Jakarta – Pengamat Politik Rocky Gerung mengklaim bahwa kubu 01 capres cawapres terpilih Joko Widodo (Jokowi)-Ma’ruf Amin merasa tidak siap perihal rekonsiliasi dengan kubu 02 Prabowo Subianto-Sandiaga Uno.
Hal ini dinyatakan oleh Rocky gerung saat menjadi narasumber dalam program Indonesia Lawyers Club bertema ‘Wajah Demokrasi Kita’, Selasa (02/07/2019).
Awalnya, Rocky Gerung menganggap bahwa Prabowo dalam menanggapi rencana rekonsiliasi terlihat gembira dan justru kubu Jokowi terlihat muram.
“Nah yang mengagetkan saya adalah, saya lihat tadi potongan layar tv Pak Karni, Pak Prabowo justru gembira saja menghadapi soal ini, yang agak gugup justru adalah kubu Pak Jokowi karena menunggu kepastian kapan rekonsiliasi dengan Prabowo itu,” ujar Rocky Gerung.
Rocky merasa heran bahwa kubu Jokowi terlihat seperti tidak sepenuhnya menginginkan hal tersebut.
“Jadi agak ajaib, seorang yang memenangkan atau berpesta justru hatinya tidak lega,” kata Rocky Gerung.
“Itu yang menerangkan bahwa, saya menganggap, Pak Jokowi dimenangkan secara legal, tetapi legitimasi ada pada Prabowo, dan itu musti didamaikan, bagaimana mendamaikan, dua problem satu di kutub utara, satu di kutub selatan,” paparnya.
Menurut Rocky Gerung, harus ada huru-hara baru agar kedua kubu tersebut dapat melakukan rekonsiliasi.
“Harus ada badai baru mendamaikan untuk menghasilkan rekonsiliasi, itu yang kita cari, jadi kita harus menciptakan badai baru sebetulnya,” ujar Rocky Gerung
“Supaya kita bisa berselancar di situ dan menikmati tantangan di depan gelombang. Bukan sekedar Pak Karni yang berselancar, seluruh negeri ini.”
“Problemnya adalah siapa yang lebih berpengalaman berselancar di tengah badai. yanga da berselancar di tengah ombak kedunguan itu. Itu yang kita hadapi,” sambungnya.
Rocky Gerung juga menyoroti hasil sidang sengketa Mahkamah Konstitusi (MK).

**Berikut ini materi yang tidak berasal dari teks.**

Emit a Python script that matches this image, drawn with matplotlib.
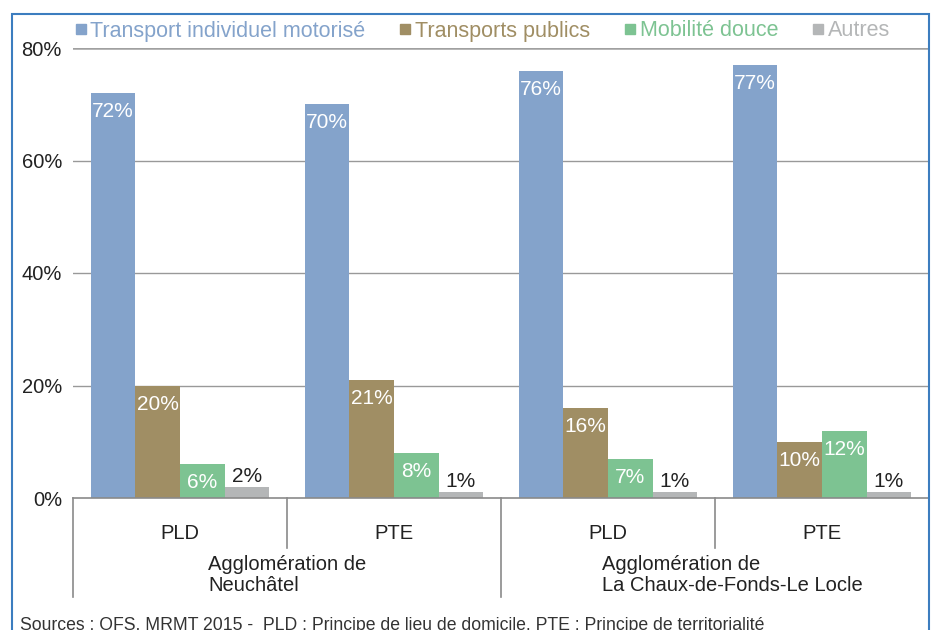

“Kita dibuat macet berpikir, karena orang bertahan pada argumen bahwa MK sudah memutuskan secara benar, bukan secara benar, secara legal. Secara legal karena yang diajukan kepada forum MK bukan sekedar legal,” jelasnya.
“Tapi problem etis, ada ketidakadilan masuk ke MK, dibilang ‘kami tidak bisa periksa moral klaim Anda’, curang itu adalah moral klaim karena kami di batas undang-undang, peralatan kami bukan akal, tapi kalkulator. Memang itu yang dilakukan,” paparnya.
Dirinya menilai bahwa MK telah gagal untuk menginovasi hukum dengan memanfaatkan momentum sengketa pilpres kemarin.
“Ada moral yang tidak diselesaikan, jadi terjadi pembelahan di masyarakat. Jadi saya berpendapat MK gagal memanfaatkan momentum untuk menghasilkan inovasi hukum,” paparnya. (Hari-www.harianindo.com)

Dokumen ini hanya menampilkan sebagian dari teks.